I don't use Debian but it seems to me that 400Mg of total disk capacity wouldn't give you much elbow room, particularly considering that a decent sized chunk of that would just go to the swap partition. You basically would be limited to only installing 2/3 of a single CD, and while it may be possible to get Debian running in that space, I suspect you'd need to drop a lot of useful packages, thus weakening the final results. If you've persuaded your bro to finally give Linux a shot, I think you'd probably also want his first impression of Linux to be "Wow - this is amazing" rather than "So, I won't be able to do A, B, or C, right?"

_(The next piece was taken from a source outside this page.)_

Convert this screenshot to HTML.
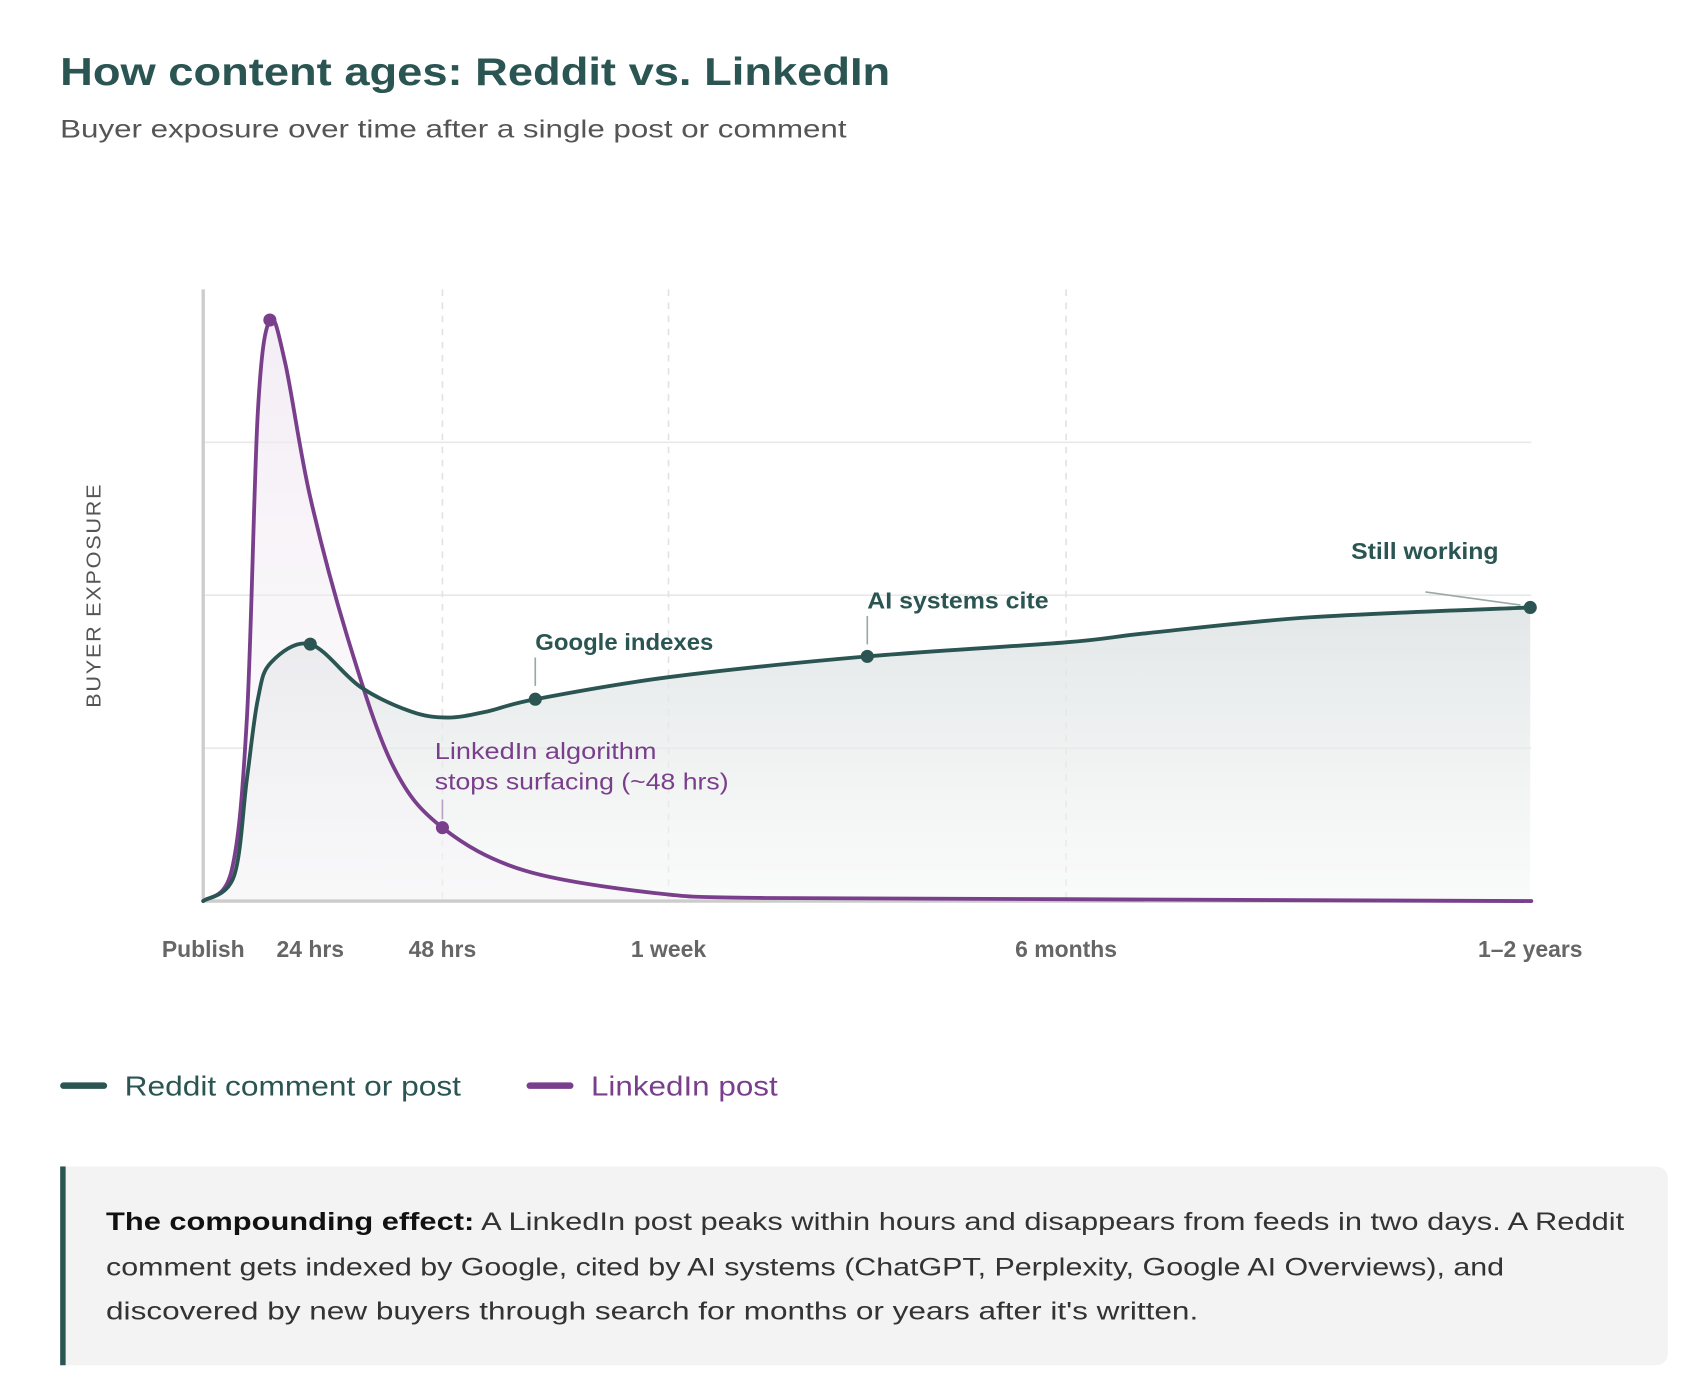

Either way it definitely would be an educational exercise to install Linux on that old PC, but it might be equally useful to simply convert his main machine into a dual boot system. Alternatively, assuming you've got spare RAM laying about, do you also have a spare hard drive that you could borrow for this purpose?
Finally, have you considered downloading a Live CD such as Knoppix, and letting him use that as an intro to Linux? That wouldn't require that he install anything, and he could run it off his main machine (assuming it's got a CD drive). From my point of view, that would probably be what I'd do if I were you. Just my 2 cents. Hopefully your bro will soon be joining us here at LQ. Good luck with the project. -- J.W.
you can try without X first and if df command gives you enough space, try.
With 400MB i would rather not have X and run all cli applications for music, editing, cdwriting, etc...
You could install a minimal X system, but you probably wouldn't want to. From the system specs, it sounds like a 486 or early Pentium system. The system will run very slow. He'll spend more time waiting than doing anything else and during that time he'll just be complaining about how much the system sucks.
i knew about knoppix but up till now he didnt want to use a bootable cd, but i finally gave up and put it in, at first he wined, but after i got his internet going and some basic stuff setup, he started using it and now he wants to dual boot debian.
We are located in a area where dial-up is not available. I have Debain 3.0R2 but it is really out of date, how unstable is debain unstable? Ive been told that unstable is just as good as the recent Mandrake and Fedora releases, which is fine for regular desktop use. I installed fedora core 2 on my linux box for that very reason, i can use apt and yum on a fairly up to date system, but if unstable is just as good we may as well start him on that, heck i might even move to it.